Our own worst enemy?

While trying to at least not lose all contact with the world around me, I came across this item on Instapundit. Reynolds points out a Media Research Center CyberAlert that highlights a series of Hardball stories by Bob Arnot which portrays the situation in Iraq as being different than what we see in Al Jazeera, the BBC, and most US media.

“American G.I.s swarmed by friendly children, who want to speak English and love the Americans and their President for cleaning up their streets, providing clean water, opening the schools. They meet with cooperative village leaders, keeping the banks up and running, and get regular leads on who the bad guys are.”

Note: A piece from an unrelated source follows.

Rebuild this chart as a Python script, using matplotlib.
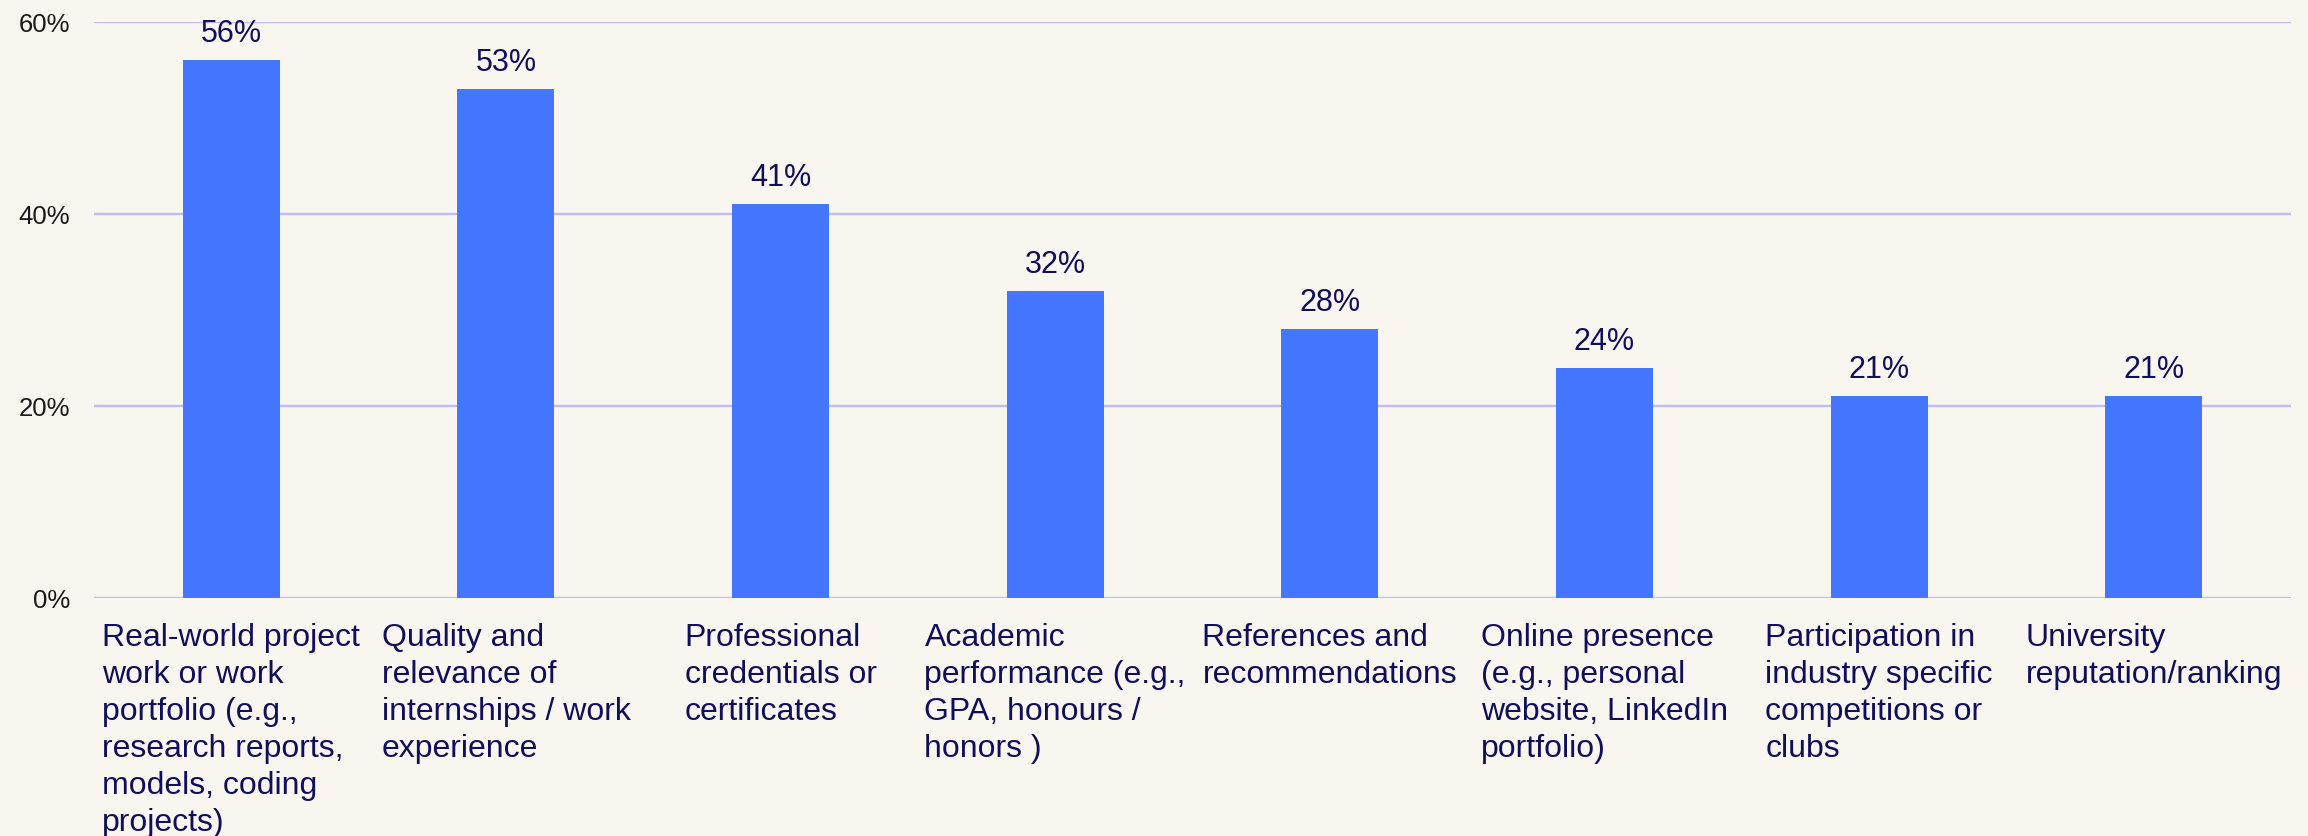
import matplotlib
matplotlib.use("Agg")
import matplotlib.pyplot as plt
from matplotlib.ticker import FuncFormatter

categories = [
    "Real-world project\nwork or work\nportfolio (e.g.,\nresearch reports,\nmodels, coding\nprojects)",
    "Quality and\nrelevance of\ninternships / work\nexperience",
    "Professional\ncredentials or\ncertificates",
    "Academic\nperformance (e.g.,\nGPA, honours /\nhonors )",
    "References and\nrecommendations",
    "Online presence\n(e.g., personal\nwebsite, LinkedIn\nportfolio)",
    "Participation in\nindustry specific\ncompetitions or\nclubs",
    "University\nreputation/ranking",
]
values = [56, 53, 41, 32, 28, 24, 21, 21]
yticks = [0, 20, 40, 60]

BG = "#f9f5ef"
BAR = "#4476ff"
GRID = "#bcbcf6"
NAVY = "#10105a"

plt.rcParams["font.family"] = ["Liberation Sans", "DejaVu Sans"]

fig = plt.figure(figsize=(23.08, 8.36), dpi=100, facecolor=BG)
ax = fig.add_axes([94 / 2308, 1 - 598 / 836, (2291 - 94) / 2308, (598 - 22) / 836])
ax.set_facecolor(BG)

x = list(range(len(values)))
bars = ax.bar(x, values, width=0.353, color=BAR, zorder=3)

for xi, v in zip(x, values):
    ax.annotate(f"{v}%", (xi, v), xytext=(0, 13), textcoords="offset points",
                ha="center", va="baseline", fontsize=22, color=NAVY)

ax.set_xlim(-0.5, len(values) - 0.5)
ax.set_ylim(0, 60)
ax.set_yticks(yticks)
ax.yaxis.set_major_formatter(FuncFormatter(lambda v, p: f"{int(v)}%"))
ax.grid(axis="y", color=GRID, linewidth=1.7, zorder=0)
ax.set_axisbelow(True)
for s in ax.spines.values():
    s.set_visible(False)

ax.set_xticks(x)
ax.set_xticklabels(categories, fontsize=23, color=NAVY, ha="center",
                   multialignment="left", linespacing=1.3)
ax.tick_params(axis="x", length=0, pad=18)
ax.tick_params(axis="y", length=0, pad=17, labelsize=18.5, labelcolor="#1a1a1a")

fig.savefig("out.png", dpi=100, facecolor=BG)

Now, I’m sure that there are two sides to the story. The problem I have with most big media coverage is that they absolutely focus on the negative aspects of the story, and don’t give fair time to the positives. Then, when someone DOES highlight a positive event, they’re often portrayed as pro-Bush cheerleaders. Since there’s so little other positive coverage to provide a context for any positive story, the cheerleader accusations seem sensible to many.

Do the stories of our problems and setbacks in Iraq need to be told? Absolutely, they do. But why is it only hard-hitting journalism when bashing the US effort? Why is it only telling the whole story when focusing on the bad? Why is anyone who questions those who question our progress naive simpletons?

And I personally know liberals who insist that the media sucks up to the Bush administration.